While in Miami, I got acquainted with my daughter's Blackberry Bold and realized that we humans are finally doing what our thumbs were designed for: texting messages. Have a wonderful week!

PS on Monday evening - Well, the war zone spread today to include my once peaceful neighborhood: heavy gun fire, stray bullet through a roof nearby, police helicopters circling above, schools closed, the works. It was like watching a movie except that it was for real. Next time you smoke a "harmless" joint or snort a harmful line of cocaine please take a moment to think about the millions of innocent people affected by your disgusting habits. What's really appalling, though, is that everywhere else life goes on as if nothing is happening...what is wrong with these people?

2 Comments:

Anonymous Timberati said...

Holy crap! That is incredibly scary. Things are getting iffier here as well. Mexico is spilling over the border.

I think my son is safest where he is at the moment, Sudan.

Our thoughts are with you and my ex-exchange student who is with the DF Police.

March 24, 2009 11:21 PM  
Blogger Sheila Thomson said...

Good luck to your kids both here and in Sudan!

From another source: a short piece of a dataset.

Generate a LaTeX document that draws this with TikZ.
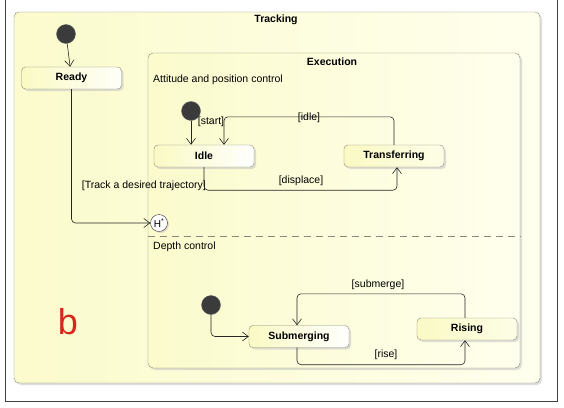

They let this gorgeous city become a huge slum dominated by drug traffickers. If you look at the guys killed or in custody, there's no way that these unintelligent, uneducated, barefoot, miserable sons of b...could carry on without help and financing and guns from cartels, politicians, corrupt judges and police, etc. etc. It's SO obvious!!! And, of course, the middle- and upper-class upright citizens, artists, musicians, who smoke and snort and inhale and etc. It's a losing battle.